Task prompt:
Leaving out every picture, retype the lines below from the top through the one that contains "Chart.register(...registerables);".

Records provided:
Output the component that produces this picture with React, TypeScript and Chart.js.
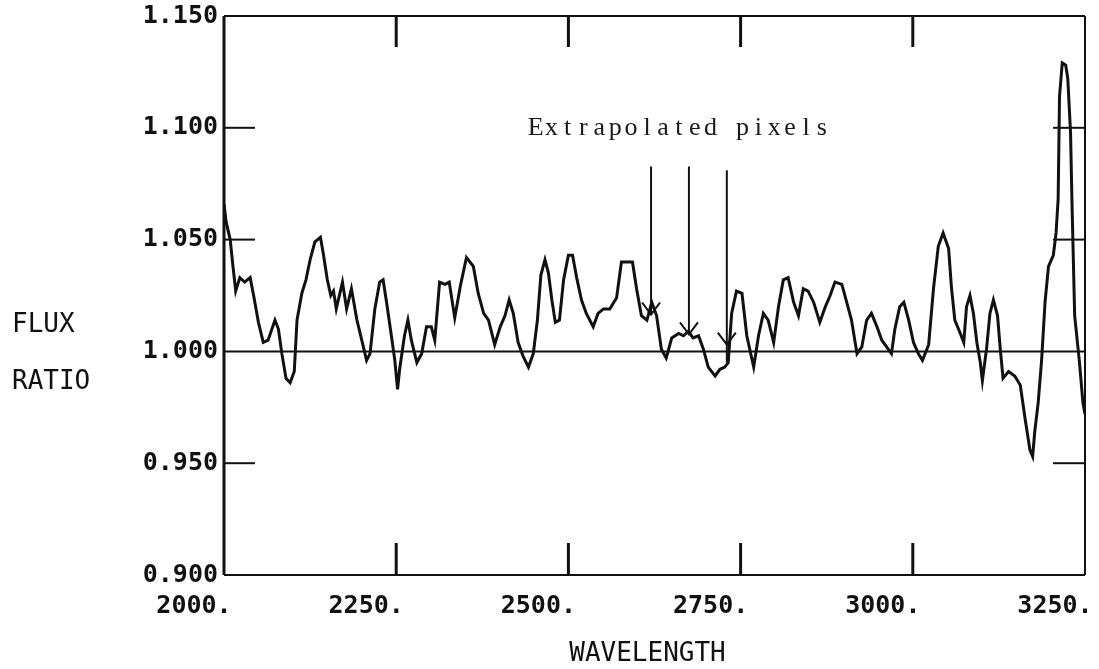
import { useEffect, useRef } from "react";
import { Chart, registerables } from "chart.js";

Chart.register(...registerables);

// ---- data ----
const wavelengths = [
  2000, 2003, 2009, 2013, 2017, 2023, 2030, 2038, 2043, 2050, 2057, 2064, 2074, 2079, 2084, 2090, 2096, 2102, 2106, 2113,
  2119, 2125, 2132, 2140, 2144, 2150, 2155, 2159, 2163, 2172, 2178, 2185, 2193, 2200, 2207, 2212, 2219, 2226, 2231, 2236,
  2243, 2248, 2252, 2255, 2262, 2267, 2272, 2280, 2287, 2294, 2301, 2306, 2313, 2321, 2327, 2335, 2343, 2352, 2362, 2369,
  2377, 2384, 2393, 2401, 2408, 2414, 2420, 2427, 2434, 2442, 2449, 2455, 2460, 2466, 2471, 2476, 2481, 2487, 2493, 2500,
  2506, 2512, 2519, 2526, 2536, 2543, 2551, 2560, 2570, 2577, 2585, 2593, 2599, 2606, 2614, 2621, 2628, 2635, 2642, 2650,
  2660, 2667, 2674, 2681, 2689, 2696, 2703, 2713, 2720, 2727, 2732, 2737, 2744, 2752, 2759, 2769, 2776, 2783, 2790, 2798,
  2805, 2812, 2819, 2827, 2834, 2841, 2848, 2856, 2865, 2873, 2880, 2887, 2897, 2904, 2911, 2919, 2926, 2933, 2940, 2948,
  2955, 2962, 2969, 2974, 2981, 2987, 2994, 3001, 3008, 3014, 3023, 3030, 3037, 3044, 3052, 3056, 3061, 3069, 3074, 3078,
  3083, 3088, 3093, 3098, 3101, 3107, 3112, 3117, 3123, 3127, 3131, 3139, 3148, 3156, 3163, 3170, 3174, 3177, 3182, 3187,
  3192, 3197, 3204, 3208, 3211, 3213, 3217, 3222, 3225, 3229, 3231, 3235, 3242, 3247, 3250,
];
const fluxRatio = [
  1.066, 1.058, 1.05, 1.038, 1.027, 1.033, 1.031, 1.033, 1.025, 1.013, 1.004, 1.005, 1.014, 1.01, 0.999, 0.988, 0.986, 0.991, 1.014, 1.026,
  1.032, 1.041, 1.049, 1.051, 1.044, 1.032, 1.025, 1.027, 1.019, 1.031, 1.019, 1.028, 1.014, 1.005, 0.996, 0.999, 1.019, 1.031, 1.032, 1.022,
  1.007, 0.996, 0.983, 0.992, 1.007, 1.014, 1.005, 0.995, 0.999, 1.011, 1.011, 1.005, 1.031, 1.03, 1.031, 1.015, 1.029, 1.042, 1.038, 1.026,
  1.017, 1.014, 1.003, 1.011, 1.016, 1.023, 1.017, 1.004, 0.998, 0.993, 0.999, 1.014, 1.034, 1.041, 1.035, 1.023, 1.013, 1.014, 1.032, 1.043,
  1.043, 1.033, 1.023, 1.017, 1.011, 1.017, 1.019, 1.019, 1.024, 1.04, 1.04, 1.04, 1.028, 1.016, 1.014, 1.022, 1.016, 1.001, 0.997, 1.006,
  1.008, 1.007, 1.009, 1.006, 1.007, 1.001, 0.993, 0.989, 0.992, 0.993, 0.995, 1.017, 1.027, 1.026, 1.007, 0.993, 1.007, 1.017, 1.014, 1.004,
  1.02, 1.032, 1.033, 1.022, 1.016, 1.028, 1.027, 1.022, 1.013, 1.02, 1.025, 1.031, 1.03, 1.022, 1.014, 0.999, 1.002, 1.014, 1.017, 1.011,
  1.005, 1.002, 0.999, 1.01, 1.02, 1.022, 1.014, 1.004, 0.999, 0.996, 1.003, 1.028, 1.047, 1.053, 1.046, 1.029, 1.014, 1.008, 1.004, 1.02,
  1.025, 1.017, 1.004, 0.995, 0.987, 1.001, 1.017, 1.023, 1.016, 1.001, 0.988, 0.991, 0.989, 0.985, 0.97, 0.956, 0.953, 0.964, 0.977, 0.996,
  1.022, 1.038, 1.043, 1.053, 1.068, 1.114, 1.129, 1.128, 1.122, 1.098, 1.068, 1.016, 0.995, 0.977, 0.972,
];

const xTickValues = [2000, 2250, 2500, 2750, 3000, 3250];
const yTickValues = [0.9, 0.95, 1.0, 1.05, 1.1, 1.15];
const innerXTickValues = [2250, 2500, 2750, 3000];
const innerYTickValues = [0.95, 1.05, 1.1];
const referenceLevel = 1.0;

const arrowWavelengths = [2620, 2675, 2730];
const arrowTopValues = [1.0827, 1.0827, 1.081];
const arrowTipValues = [1.0165, 1.0076, 1.003];
const arrowEndValues = [1.0165, 1.0076, 0.995];

const annotationText = "Extrapolated pixels";
const annotationWavelength = 2441;
const annotationValue = 1.097;

const yTitleLines = ["FLUX", "RATIO"];
const xTitle = "WAVELENGTH";

const MONO = "'DejaVu Sans Mono', monospace";
const INK = "#111";

const decorPlugin = {
  id: "decor",
  beforeDatasetsDraw(chart: any) {
    const { ctx, chartArea: a, scales } = chart;
    const x = scales.x;
    const y = scales.y;
    const seg = (x1: number, y1: number, x2: number, y2: number) => {
      ctx.beginPath();
      ctx.moveTo(x1, y1);
      ctx.lineTo(x2, y2);
      ctx.stroke();
    };
    ctx.save();
    ctx.strokeStyle = INK;
    ctx.lineCap = "butt";
    // reference line
    ctx.lineWidth = 2;
    const yr = y.getPixelForValue(referenceLevel);
    seg(a.left, yr, a.right, yr);
    // frame
    ctx.lineWidth = 2;
    seg(a.left, a.top, a.right, a.top);
    seg(a.right, a.top, a.right, a.bottom);
    seg(a.left, a.bottom, a.right, a.bottom);
    ctx.lineWidth = 3;
    seg(a.left, a.top, a.left, a.bottom);
    // inner ticks
    ctx.lineWidth = 3;
    innerXTickValues.forEach((v) => {
      const px = x.getPixelForValue(v);
      seg(px, a.top, px, a.top + 31);
      seg(px, a.bottom, px, a.bottom - 32);
    });
    ctx.lineWidth = 2;
    innerYTickValues.forEach((v) => {
      const py = y.getPixelForValue(v);
      seg(a.left, py, a.left + 31, py);
      seg(a.right, py, a.right - 32, py);
    });
    ctx.restore();
  },
  afterDatasetsDraw(chart: any) {
    const { ctx, scales } = chart;
    const x = scales.x;
    const y = scales.y;
    ctx.save();
    ctx.strokeStyle = INK;
    ctx.lineWidth = 2;
    arrowWavelengths.forEach((w, i) => {
      const px = x.getPixelForValue(w);
      const top = y.getPixelForValue(arrowTopValues[i]);
      const tip = y.getPixelForValue(arrowTipValues[i]);
      const end = y.getPixelForValue(arrowEndValues[i]);
      ctx.beginPath();
      ctx.moveTo(px, top);
      ctx.lineTo(px, end);
      ctx.stroke();
      ctx.beginPath();
      ctx.moveTo(px - 9, tip - 12);
      ctx.lineTo(px, tip);
      ctx.lineTo(px + 9, tip - 12);
      ctx.stroke();
    });
    // annotation text, typewriter spacing
    ctx.fillStyle = "#1a1a1a";
    ctx.font = "26px 'Liberation Serif', 'DejaVu Serif', serif";
    ctx.textAlign = "center";
    ctx.textBaseline = "alphabetic";
    const x0 = x.getPixelForValue(annotationWavelength);
    const by = y.getPixelForValue(annotationValue);
    const cell = 15.9;
    for (let i = 0; i < annotationText.length; i++) {
      ctx.fillText(annotationText[i], x0 + i * cell + cell / 2, by);
    }
    ctx.restore();
  },
  afterDraw(chart: any) {
    const { ctx, chartArea: a, scales } = chart;
    const y = scales.y;
    ctx.save();
    ctx.fillStyle = INK;
    ctx.font = `26px ${MONO}`;
    ctx.textAlign = "left";
    ctx.textBaseline = "alphabetic";
    const yc = y.getPixelForValue(referenceLevel);
    ctx.fillText(yTitleLines[0], 12, yc - 19);
    ctx.fillText(yTitleLines[1], 12, yc + 38);
    ctx.textAlign = "center";
    ctx.fillText(xTitle, (a.left + a.right) / 2 - 7, 661);
    ctx.restore();
  },
};

export default function App() {
  const ref = useRef<HTMLCanvasElement | null>(null);
  useEffect(() => {
    if (!ref.current) return;
    const chart = new Chart(ref.current, {
      type: "line",
      data: {
        datasets: [
          {
            data: wavelengths.map((w, i) => ({ x: w, y: fluxRatio[i] })),
            borderColor: INK,
            borderWidth: 3,
            pointRadius: 0,
            tension: 0,
            fill: false,
          },
        ],
      },
      options: {
        animation: false,
        responsive: false,
        devicePixelRatio: 1,
        layout: { padding: { top: 16, right: 14, left: 0, bottom: 0 } },
        plugins: { legend: { display: false }, tooltip: { enabled: false } },
        scales: {
          x: {
            type: "linear",
            min: 2000,
            max: 3250,
            grid: { display: false, drawTicks: false },
            border: { display: false },
            afterBuildTicks: (s: any) => {
              s.ticks = xTickValues.map((v) => ({ value: v }));
            },
            afterFit: (s: any) => {
              s.height = 669 - 575;
              s.paddingLeft = 0;
              s.paddingRight = 0;
            },
            ticks: {
              autoSkip: false,
              maxRotation: 0,
              minRotation: 0,
              padding: 16,
              labelOffset: -30,
              color: INK,
              font: { family: MONO, size: 25, weight: "bold" },
              callback: (v: any) => `${v}.`,
            },
          },
          y: {
            type: "linear",
            min: 0.9,
            max: 1.15,
            grid: { display: false, drawTicks: false },
            border: { display: false },
            afterBuildTicks: (s: any) => {
              s.ticks = yTickValues.map((v) => ({ value: v }));
            },
            afterFit: (s: any) => {
              s.width = 224;
              s.paddingTop = 0;
              s.paddingBottom = 0;
            },
            ticks: {
              autoSkip: false,
              padding: 6,
              color: INK,
              font: { family: MONO, size: 25, weight: "bold" },
              callback: (v: any) => Number(v).toFixed(3),
            },
          },
        },
      } as any,
      plugins: [decorPlugin],
    });
    return () => chart.destroy();
  }, []);
  return (
    <div style={{ position: "absolute", left: 0, top: 0, width: 1099, height: 669, background: "#fff" }}>
      <canvas ref={ref} width={1099} height={669} style={{ display: "block" }} />
    </div>
  );
}
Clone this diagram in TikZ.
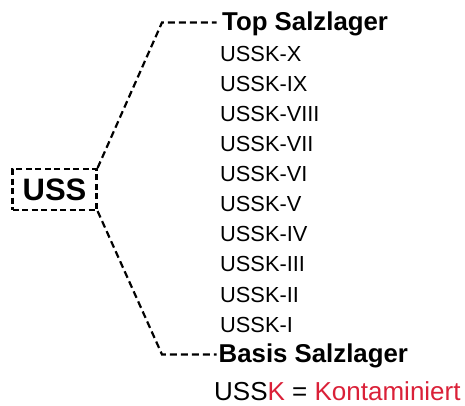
\documentclass[tikz,border=0pt]{standalone}
\usepackage{fontspec}
\setmainfont{Liberation Sans}
\definecolor{kred}{RGB}{218,32,56}
\tikzset{
  dline/.style={line width=2.2pt, dash pattern=on 7pt off 4pt},
  boxnode/.style={draw, line width=2.2pt, dash pattern=on 6pt off 3.5pt, minimum width=84pt, minimum height=41pt, inner sep=0pt, font=\fontsize{31}{31}\selectfont\bfseries},
  headtxt/.style={anchor=base west, inner sep=0pt, font=\fontsize{25.8}{25.8}\selectfont\bfseries},
  itemtxt/.style={anchor=base west, inner sep=0pt, font=\fontsize{21.8}{21.8}\selectfont},
  legtxt/.style={anchor=base west, inner sep=0pt, font=\fontsize{26}{26}\selectfont}
}
\begin{document}
\begin{tikzpicture}[x=1pt,y=-1pt]
\useasboundingbox (0,0) rectangle (465,405);
\node[boxnode] (uss) at (54.5,189.5) {USS};
\node[headtxt] (top) at (222,30.5) {Top Salzlager};
\foreach \n [count=\i from 0] in {X,IX,VIII,VII,VI,V,IV,III,II,I}{
  \node[itemtxt] (k\i) at (220,61.6+30.05*\i) {USSK-\n};
}
\node[headtxt] (basis) at (218.5,362.8) {Basis Salzlager};
\node[legtxt] (leg) at (214,400.6) {USS\textcolor{kred}{K} = \textcolor{kred}{Kontaminiert}};
\coordinate (tbend) at (162,22.5);
\coordinate (bbend) at (162,354.5);
\coordinate (tend) at (216.5,22.5);
\coordinate (bend) at (216.5,354.5);
\draw[dline] (uss.north east) -- (tbend) -- (tend);
\draw[dline] (uss.south east) -- (bbend) -- (bend);
\end{tikzpicture}
\end{document}
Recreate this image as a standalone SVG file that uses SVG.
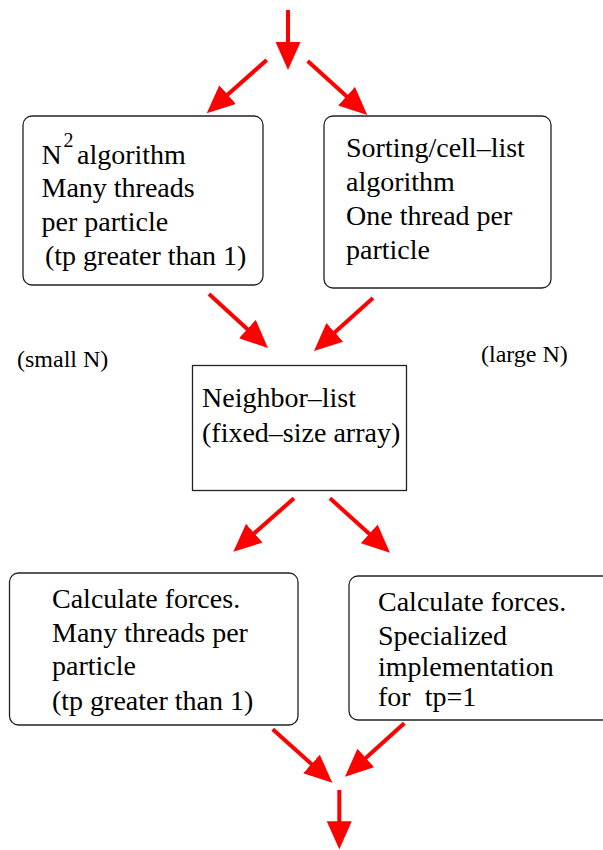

Final result:
Output the component that produces this picture with React, TypeScript and Chart.js.
import { useEffect, useRef } from "react";
import { Chart, registerables } from "chart.js";

Chart.register(...registerables);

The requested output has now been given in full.